This study explores how entrepreneurial perceptions and cultural legitimacy influenced early-stage (TEA) and established (EBO) entrepreneurial activity during and after the COVID-19 crisis (2019–2024), and how these dynamics shaped national resilience profiles.
Using Global Entrepreneurship Monitor (GEM) data from 2017–2024 across 27 economies, we employ fixed-effects panel regression to assess the interactive impact of behavioral and legitimacy factors on entrepreneurial outcomes (RQ1). For RQ2, we apply k-means clustering to classify economies into distinct resilience profiles based on changes in opportunity perception, entrepreneurial confidence, legitimacy cues and outcome shifts.
Findings reveal that perceived capability became a leading behavioral driver of entrepreneurial activity in the post-crisis period, while perceived opportunity showed only modest gains.
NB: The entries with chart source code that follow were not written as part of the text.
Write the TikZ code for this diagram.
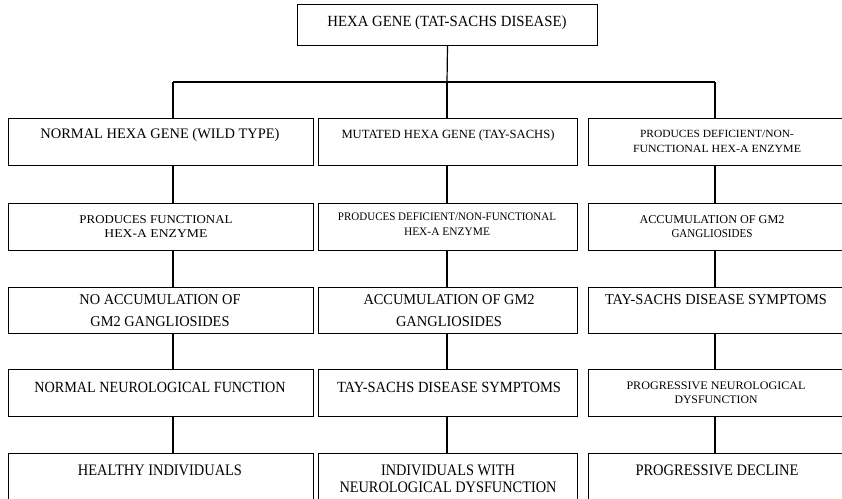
\documentclass[tikz,border=0pt]{standalone}
\usepackage{fontspec}
\setmainfont{Liberation Serif}
\usepackage{graphicx}
% squeeze one line of text to a given width, keeping its height
\newcommand{\fitline}[2]{\resizebox{#1pt}{\height}{#2}}
\newcommand{\fs}[2]{\fontsize{#1}{#2}\selectfont}
\tikzset{
  box/.style={draw=black, line width=1pt, rectangle, inner sep=0pt, anchor=north west},
  txt/.style={align=center, inner sep=0pt, text=black},
  link/.style={draw=black, line width=1.2pt},
}
\begin{document}
\begin{tikzpicture}[x=1pt,y=-1pt]
\useasboundingbox (0,0) rectangle (842,498);

% column axes and the branching bar
\coordinate (k1) at (173,0);
\coordinate (k2) at (447,0);
\coordinate (k3) at (715,0);
\coordinate (bar) at (447,82);

% boxes
\node[box, minimum width=300pt, minimum height=41pt] (top) at (297,4) {};
\foreach \r/\y/\h in {1/118/47, 2/203/47, 3/287/46, 4/369/47, 5/453/52} {
  \node[box, minimum width=305pt, minimum height=\h pt] (b\r1) at (8,\y) {};
  \node[box, minimum width=259pt, minimum height=\h pt] (b\r2) at (318,\y) {};
  \node[box, minimum width=262pt, minimum height=\h pt] (b\r3) at (588,\y) {};
}

% texts
\node[txt, font=\fs{15.5}{18}] (ttop) at (447,23) {\fitline{239}{HEXA GENE (TAT-SACHS DISEASE)}};

\node[txt, font=\fs{14.5}{18}] (t11) at (160,135) {\fitline{239}{NORMAL HEXA GENE (WILD TYPE)}};
\node[txt, font=\fs{12.5}{15}] (t12) at (448,135) {\fitline{213}{MUTATED HEXA GENE (TAY-SACHS)}};
\node[txt, font=\fs{11}{15}] (t13) at (717,141.5) {\fitline{154}{PRODUCES DEFICIENT/NON-}\\\fitline{168}{FUNCTIONAL HEX-A ENZYME}};

\node[txt, font=\fs{12}{14}] (t21) at (156,227) {\fitline{153}{PRODUCES FUNCTIONAL}\\\fitline{103}{HEX-A ENZYME}};
\node[txt, font=\fs{11.5}{15}] (t22) at (447,224.5) {\fitline{218}{PRODUCES DEFICIENT/NON-FUNCTIONAL}\\\fitline{86}{HEX-A ENZYME}};
\node[txt, font=\fs{12}{14}] (t23) at (712,227) {\fitline{145}{ACCUMULATION OF GM2}\\\fitline{81}{GANGLIOSIDES}};

\node[txt, font=\fs{15}{22}] (t31) at (160,310.5) {\fitline{161}{NO ACCUMULATION OF}\\\fitline{139}{GM2 GANGLIOSIDES}};
\node[txt, font=\fs{15}{22}] (t32) at (449,310.5) {\fitline{171}{ACCUMULATION OF GM2}\\\fitline{106}{GANGLIOSIDES}};
\node[txt, font=\fs{15}{18}] (t33) at (716,300) {\fitline{222}{TAY-SACHS DISEASE SYMPTOMS}};

\node[txt, font=\fs{15.5}{18}] (t41) at (160,387) {\fitline{251}{NORMAL NEUROLOGICAL FUNCTION}};
\node[txt, font=\fs{15.5}{18}] (t42) at (449,387) {\fitline{224}{TAY-SACHS DISEASE SYMPTOMS}};
\node[txt, font=\fs{11.5}{13.5}] (t43) at (716,392.5) {\fitline{179}{PROGRESSIVE NEUROLOGICAL}\\\fitline{83}{DYSFUNCTION}};

\node[txt, font=\fs{16}{18}] (t51) at (160,470) {\fitline{164}{HEALTHY INDIVIDUALS}};
\node[txt, font=\fs{16}{17}] (t52) at (448,478.5) {\fitline{134}{INDIVIDUALS WITH}\\\fitline{217}{NEUROLOGICAL DYSFUNCTION}};
\node[txt, font=\fs{16}{18}] (t53) at (717,470) {\fitline{163}{PROGRESSIVE DECLINE}};

% connectors
\draw[link] (top.south) -- (bar);
\draw[link] (k1 |- bar) -- (k3 |- bar);
\draw[link] (k1 |- bar) -- (b11.north -| k1);
\draw[link] (bar) -- (b12.north -| k2);
\draw[link] (k3 |- bar) -- (b13.north -| k3);
\foreach \r/\n in {1/2, 2/3, 3/4, 4/5} {
  \foreach \c in {1,2,3} {
    \draw[link] (b\r\c.south -| k\c) -- (b\n\c.north -| k\c);
  }
}
\end{tikzpicture}
\end{document}
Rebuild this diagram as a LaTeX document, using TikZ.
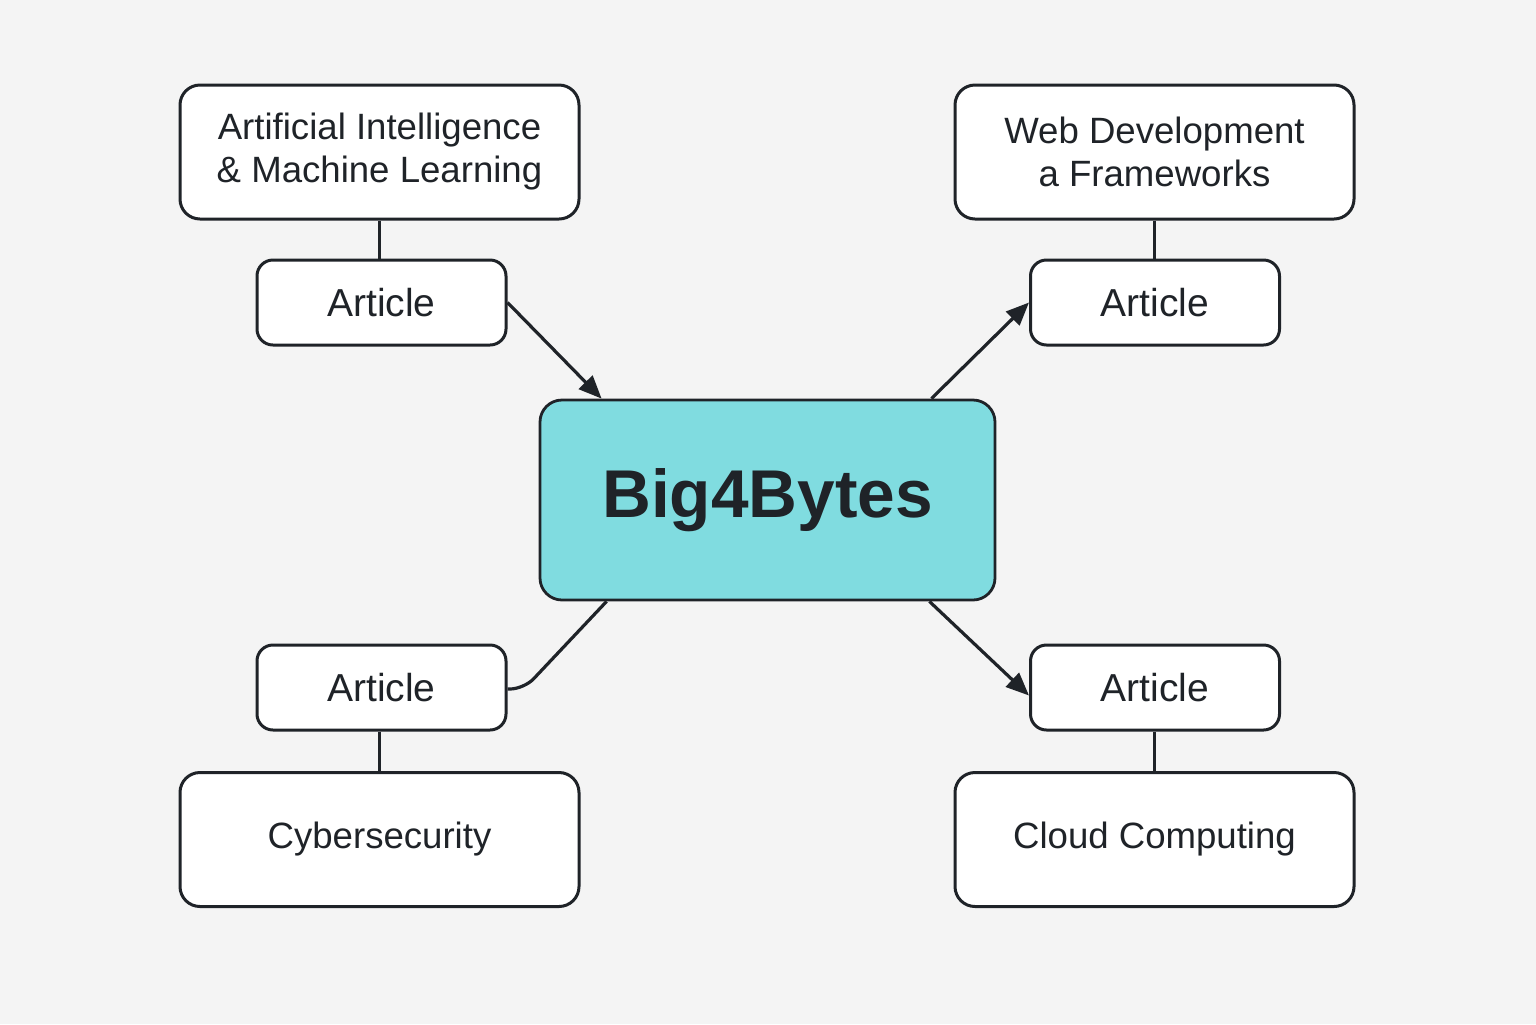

In contrast, legitimacy indicators weakened during the crisis and recovered more slowly, highlighting their fragility under systemic stress. These patterns point to asynchronous recovery, where individual confidence outpaces societal endorsement. Using longitudinal clustering, the study identifies three resilience profiles: rebounders, drifters and non-conforming ecosystems, each reflecting distinct combinations of perception dynamics, legitimacy alignment and recovery trajectories.
The study offers a temporally grounded explanation of how behavioral drivers and legitimacy cues interact and decouple across crisis phases, shaping entrepreneurial continuity. Also, a novel lens on how ecosystems evolve in response to disruption.